Nataki’s story also holds a mirror to the broader curriculum battles Michigan has faced for decades. Since the 1990s, attempts to introduce African American history standards statewide have faced political resistance, often under the banner of “curriculum neutrality” or more recently, opposition to so-called “critical race theory.” In Detroit, where over 80% of public school students are Black, these fights are not abstract—they determine whether students see themselves reflected in their education or erased from it. 

As Detroit continues to wrestle with curriculum reforms, Brockington’s story is a reminder that these debates are not theoretical. They are about whether children will see themselves as whole, capable, and worthy—or whether they will be asked to shrink themselves to fit into a worldview that excludes them. 

It’s also a reminder that culturally grounded education doesn’t just benefit the student—it benefits the city.
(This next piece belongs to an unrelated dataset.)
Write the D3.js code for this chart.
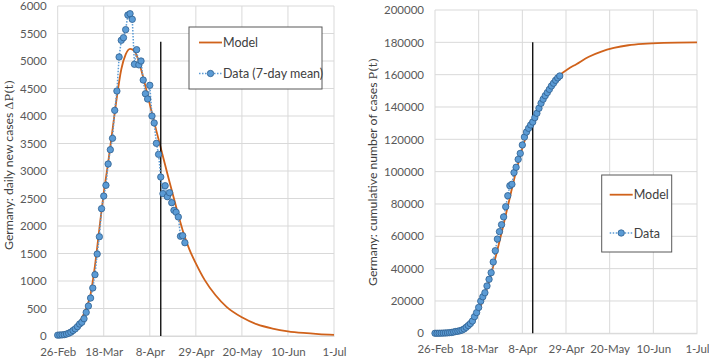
<!DOCTYPE html>
<html>
<head>
<meta charset="utf-8">
<script src="https://cdn.jsdelivr.net/npm/d3@7"></script>
<style>
  body { margin: 0; background: #fff; }
  svg { font-family: Lato, "Open Sans", sans-serif; }
</style>
</head>
<body>
<div id="chart"></div>
<script>
const width = 709;
const height = 358;

// day 0 = 26-Feb-2020
const startDate = new Date(2020, 1, 26);
const tickLabels = ["26-Feb", "18-Mar", "8-Apr", "29-Apr", "20-May", "10-Jun", "1-Jul"];
const tickDays = [0, 21, 42, 63, 84, 105, 126];
const cutDay = 47;

// daily new cases, 7-day mean (one value per day from 26-Feb)
const dailyMean = [15, 18, 20, 25, 35, 50, 70, 100, 130, 170,
  218, 250, 315, 430, 545, 690, 873, 1115, 1490, 1805, 2315, 2545, 2740,
  3127, 3387, 3594, 4103, 4454, 5073, 5376, 5424, 5570, 5836, 5860, 5758, 4940,
  5206, 4930, 5000, 4654, 4405, 4309, 4558, 4000, 3873, 3503, 3303, 2890,
  2588, 2733, 2533, 2606, 2424, 2285, 2249, 2164, 1813, 1824, 1696];

// model for daily new cases
const modelDailyDays = [0, 4, 8, 11, 13, 15, 17, 19, 21, 23, 25, 27, 29, 31, 33, 35, 37, 39, 41, 43, 45, 47,
  49, 51, 53, 55, 57, 60, 63, 67, 72, 77, 84, 91, 98, 105, 112, 119, 126];
const modelDailyVals = [10, 45, 150, 330, 500, 760, 1280, 1950, 2600, 3150, 3750, 4350, 4850, 5120, 5220, 5180,
  4990, 4700, 4380, 4050, 3730, 3420, 3110, 2800, 2500, 2200, 1920, 1580, 1320, 1020, 740, 530, 340, 210,
  135, 85, 55, 35, 22];

// cumulative cases (one value per day from 26-Feb)
const cumCases = [20, 30, 50, 80, 130, 200, 260, 400, 530, 800,
  1100, 1300, 1600, 2000, 2700, 3700, 4800, 6000, 7600, 10300,
  12800, 16000, 19900, 22600, 25100, 29300, 33400, 37500, 44100, 51100,
  58300, 62900, 67200, 72000, 78300, 85100, 91300, 92200, 99400, 102700,
  107600, 111300, 116500, 121400, 124500, 126800, 128900, 130700, 133400, 136100,
  139200, 142300, 144800, 147000, 148900, 150900, 153000, 154700, 156500, 158000, 159200];

// model for cumulative cases
const modelCumDays = [0, 6, 10, 13, 16, 18, 20, 22, 24, 26, 28, 30, 32, 34, 36, 38, 40, 42, 44, 46, 48,
  50, 52, 54, 56, 58, 60, 64, 68, 74, 80, 86, 93, 100, 110, 126];
const modelCumVals = [0, 200, 700, 1700, 3800, 6500, 11000, 17000, 24000, 32000, 41500, 51500, 62000, 73000,
  84000, 95000, 105000, 114500, 122500, 128500, 134800, 140500, 145500, 150000, 154000, 157200, 159700,
  163500, 166500, 171100, 174300, 176500, 178200, 179100, 179700, 180000];

const dayToDate = d => d3.timeDay.offset(startDate, d);

const svg = d3.select("#chart").append("svg")
  .attr("width", width)
  .attr("height", height);

function drawPanel(opt) {
  const x = d3.scaleTime()
    .domain([dayToDate(0), dayToDate(126)])
    .range([opt.left, opt.right]);
  const y = d3.scaleLinear()
    .domain([0, opt.yMax])
    .range([opt.bottom, opt.top]);

  const g = svg.append("g");

  // grid
  g.selectAll(".hgrid")
    .data(y.ticks(opt.yTickCount))
    .enter().append("line")
    .attr("x1", opt.left).attr("x2", opt.right)
    .attr("y1", d => y(d)).attr("y2", d => y(d))
    .attr("stroke", "#d9d9d9").attr("stroke-width", 1);
  g.selectAll(".vgrid")
    .data(tickDays)
    .enter().append("line")
    .attr("x1", d => x(dayToDate(d))).attr("x2", d => x(dayToDate(d)))
    .attr("y1", opt.top).attr("y2", opt.bottom)
    .attr("stroke", "#d9d9d9").attr("stroke-width", 1);

  // x axis
  const xAxis = g.append("g")
    .attr("transform", "translate(0," + opt.bottom + ")")
    .call(d3.axisBottom(x)
      .tickValues(tickDays.map(dayToDate))
      .tickFormat((d, i) => tickLabels[i])
      .tickSize(0).tickPadding(12));
  xAxis.select(".domain").attr("stroke", "#d9d9d9");

  // y axis
  const yAxis = g.append("g")
    .attr("transform", "translate(" + opt.left + ",0)")
    .call(d3.axisLeft(y).ticks(opt.yTickCount).tickFormat(d3.format("d"))
      .tickSize(0).tickPadding(opt.yPad));
  yAxis.select(".domain").remove();

  g.selectAll(".tick text")
    .attr("fill", "#595959")
    .style("font-size", "11.5px")
    .style("font-family", "Lato, sans-serif");

  // model line
  const modelPts = opt.modelDays.map((d, i) => [d, opt.modelVals[i]]);
  g.append("path")
    .datum(modelPts)
    .attr("fill", "none")
    .attr("stroke", "#d0621b")
    .attr("stroke-width", 1.8)
    .attr("d", d3.line()
      .x(d => x(dayToDate(d[0])))
      .y(d => y(d[1]))
      .curve(d3.curveMonotoneX));

  // cut line
  g.append("line")
    .attr("x1", x(dayToDate(cutDay))).attr("x2", x(dayToDate(cutDay)))
    .attr("y1", y(0)).attr("y2", y(opt.cutTop))
    .attr("stroke", "#000").attr("stroke-width", 1.3);

  // data: dotted line + markers
  g.append("path")
    .datum(opt.data)
    .attr("fill", "none")
    .attr("stroke", "#5b9bd5")
    .attr("stroke-width", 1.5)
    .attr("stroke-dasharray", "1.5,1.5")
    .attr("d", d3.line()
      .x((d, i) => x(dayToDate(i)))
      .y(d => y(d)));

  g.selectAll(".pt")
    .data(opt.data)
    .enter().append("circle")
    .attr("cx", (d, i) => x(dayToDate(i)))
    .attr("cy", d => y(d))
    .attr("r", 3.2)
    .attr("fill", "#5b9bd5")
    .attr("stroke", "#2f5f8f")
    .attr("stroke-width", 0.8);

  // y title
  const t = g.append("text")
    .attr("transform", "translate(" + opt.titleX + "," + opt.titleY + ") rotate(-90)")
    .attr("text-anchor", "middle")
    .attr("fill", "#404040")
    .style("font-size", "12.2px");
  t.append("tspan").text(opt.title + " ");
  t.append("tspan").style("font-family", "'DejaVu Serif', serif").style("font-size", "11.5px").text(opt.titleSym);

  // legend
  const lg = g.append("g");
  lg.append("rect")
    .attr("x", opt.legend.x).attr("y", opt.legend.y)
    .attr("width", opt.legend.w).attr("height", opt.legend.h)
    .attr("fill", "#fff").attr("stroke", "#595959").attr("stroke-width", 1);
  const lx = opt.legend.x + opt.legend.pad;
  lg.append("line")
    .attr("x1", lx).attr("x2", lx + 23)
    .attr("y1", opt.legend.y1).attr("y2", opt.legend.y1)
    .attr("stroke", "#d0621b").attr("stroke-width", 1.8);
  lg.append("text")
    .attr("x", lx + 24).attr("y", opt.legend.y1 + 4.5)
    .attr("fill", "#404040").style("font-size", "12.5px")
    .text("Model");
  lg.append("line")
    .attr("x1", lx).attr("x2", lx + 23)
    .attr("y1", opt.legend.y2).attr("y2", opt.legend.y2)
    .attr("stroke", "#5b9bd5").attr("stroke-width", 1.5)
    .attr("stroke-dasharray", "1.5,1.5");
  lg.append("circle")
    .attr("cx", lx + 11.5).attr("cy", opt.legend.y2).attr("r", 3.2)
    .attr("fill", "#5b9bd5").attr("stroke", "#2f5f8f").attr("stroke-width", 0.8);
  lg.append("text")
    .attr("x", lx + 24).attr("y", opt.legend.y2 + 4.5)
    .attr("fill", "#404040").style("font-size", "12.5px")
    .text(opt.dataLabel);
}

drawPanel({
  left: 57.7, right: 334, top: 6, bottom: 336,
  yMax: 6000, yTickCount: 12, yPad: 11,
  data: dailyMean,
  modelDays: modelDailyDays, modelVals: modelDailyVals,
  cutTop: 5350,
  title: "Germany: daily new cases", titleSym: "\u0394P(t)",
  titleX: 13, titleY: 165,
  legend: {x: 189, y: 27, w: 133, h: 62, pad: 10, y1: 42.5, y2: 73.5},
  dataLabel: "Data (7-day mean)"
});

drawPanel({
  left: 435, right: 697, top: 10, bottom: 333.3,
  yMax: 200000, yTickCount: 10, yPad: 11,
  data: cumCases,
  modelDays: modelCumDays, modelVals: modelCumVals,
  cutTop: 180000,
  title: "Germany: cumulative number of cases", titleSym: "P(t)",
  titleX: 377, titleY: 172,
  legend: {x: 601.7, y: 175, w: 70, h: 77, pad: 8, y1: 194.7, y2: 233},
  dataLabel: "Data"
});
</script>
</body>
</html>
Alumni like Brockington return to Detroit’s communities equipped with the confidence, cultural literacy, and sense of purpose to lead, teach, and build. They become the kind of people who not only succeed for themselves but clear the path for those who follow. It’s the circle of life for our communities. 

Her path—from Greenlawn Street to Nataki Talibah, from Howard University to doctoral research—proves that when Black children are centered early, they carry that affirmation into every room they enter, that kind of preparation is not a luxury. It’s a necessity.